Die Künstlerin weist mit ihrer Ausstellung einfühlsam auf gesellschaftliche Missstände von Frauen hin, welche sich trotz der Einschränkung ihrer Freiheiten und Rechte nicht entmutigen lassen und sich ihren Freiraum zur persönlichen Entfaltung schaffen“, sagte Dr. Felix Büchting, Sprecher des KWS Vorstandes, bei der Vernissage. „Hangama Amiri erstellt Textil-Collagen, die in ihrer Materialität und Farbigkeit nicht zu übertreffen sind. Lassen Sie sich als Besucher verzaubern von der intensiven Farb- und Stoffvielfalt dieser besonderen Motive, die ihre eigenen Geschichten erzählen.“
Die Opulenz der haptisch und farblich kontrastreichen Textilien in den Arbeiten von Hangama Amiri erinnert an den Reichtum der Stoffe aus dem Heimatland der Künstlerin, an Afghanistan: Von Baumwoll- oder Jeansstoffen über Gabardine, Damast, Jacquard und Jersey bis hin zu Chiffon, Tüll, Spitze und Seide verleihen diese eine sinnliche Ausstrahlung, der sich niemand entziehen kann. Und wenn sie amerikanischen Jeansstoff und afghanisches Tuch zusammen vernäht, führt Amiri symbolisch West und Ost zusammen.
Hangama Amiri, geboren 1989 in Pakistan, lebt und arbeitet in New Haven, Connecticut/USA. Sie wuchs in Afghanistan, Pakistan und Tadschikistan auf, bevor sie 2005 mit ihren Eltern nach Kanada immigrierte. Ihr Studium absolvierte sie in Halifax und an der Yale School of Art in New Haven, wo sie 2020 ihren Abschluss in der Abteilung für Malerei und Druckgrafik machte. Zur Ausstellungseröffnung war die Künstlerin allein per Videobotschaft präsent, da sie zeitgleich in Rom und Toronto zwei Einzelausstellungen vorbereiten muss.
Während des Masterstudiums in Yale stellte sich Hangama Amiri die Frage, ob nicht ein textiles Medium besser geeignet wäre, auszudrücken, was ihr in ihrer Kunst wichtig ist. Zumal Stoffe und Nadeln wie Papier und Zeichenstift sie seit ihrer Kindheit bis heute begleiten; zuvor hatte sie viele Jahre als Malerin mit Pinsel und Farben gearbeitet.
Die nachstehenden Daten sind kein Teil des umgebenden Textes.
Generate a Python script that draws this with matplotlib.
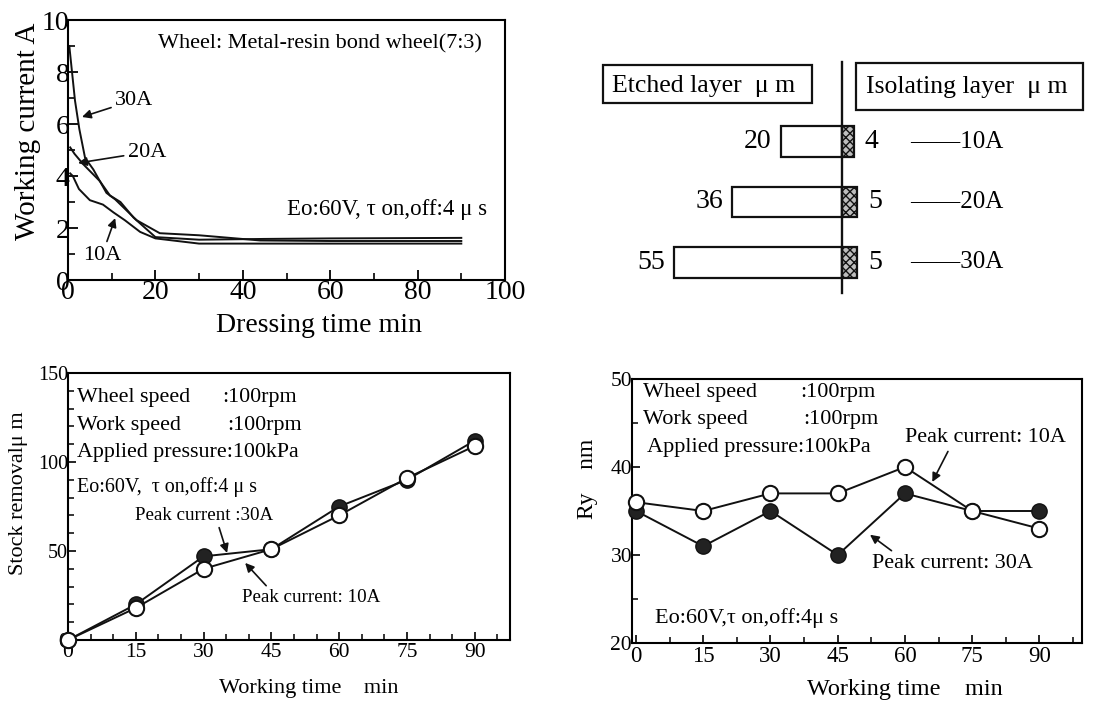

Die Künstlerin näht farbenfrohe Textilien zusammen, setzt zum Teil Stoffschichten übereinander und gestaltet mit ihnen nuancierte Licht- und Schattenwerte, die fast plastisch wirken. Am Anfang jeder Arbeit steht eine Farbskizze, die ihr hilft, sich über die Komposition des Stoffbildes klar zu werden.
Für Kunsthistoriker Michael Stoeber (Hannover) ist Hangama Amiris Bilderreigen „das Kaleidoskop einer inneren Immigration“. Der den Frauen zur Selbstentfaltung bleibende private Raum werde zu einer Art von stummem Protest, er sei „Bühne eines stillen Widerstandes“, eben „Quiet Resistance“, wie der Titel der Ausstellung lautet. Die auf mehreren Bildern unübersehbaren rot lackierten Fingernägel der Frauen seien gleichsam „ein Plädoyer für den Selbstausdruck und die Selbstbestimmung der Frauen in Afghanistan und damit zugleich ein Protest gegen die restriktiven Gesetze des Taliban-Regimes, was ihre Freiheit angeht“, erläutert der Kunsthistoriker.
Hangama Amiri hat 2023 das Kaiserring Stipendium in Goslar erhalten. Sie ist bereits die achte Stipendiatin, die mit ihrer Ausstellung von Goslar zur NEWCOMER nach Einbeck wandert und sie hier neu konzipiert. Das Goslarer Kaiserring Stipendium wird seit 1984 vom Verein zur Förderung Moderner Kunst verliehen und seit 2014 von der AKB Stiftung in Einbeck gefördert.
Die Ausstellung in der NEWCOMER KWS Art Lounge umfasst sechs Wandarbeiten. Hinzu kommen vier Chiffon-Werke, die die Künstlerin vorher noch nie so gezeigt hat. Die Muster sind mit Farbstofftinte gemalt, einige Blumen und Blätter von Hand aufgestickt. Das Nähen und Sticken geht auf eine häusliche Tätigkeit zurück, die seit Generationen von Müttern an Töchter weitergegeben wird. Die transparenten, leicht schwingenden Stoffe fungieren als Fassadenwand und treten in einen Dialog mit der Fachwerk-Architektur in den Räumen von NEWCOMER.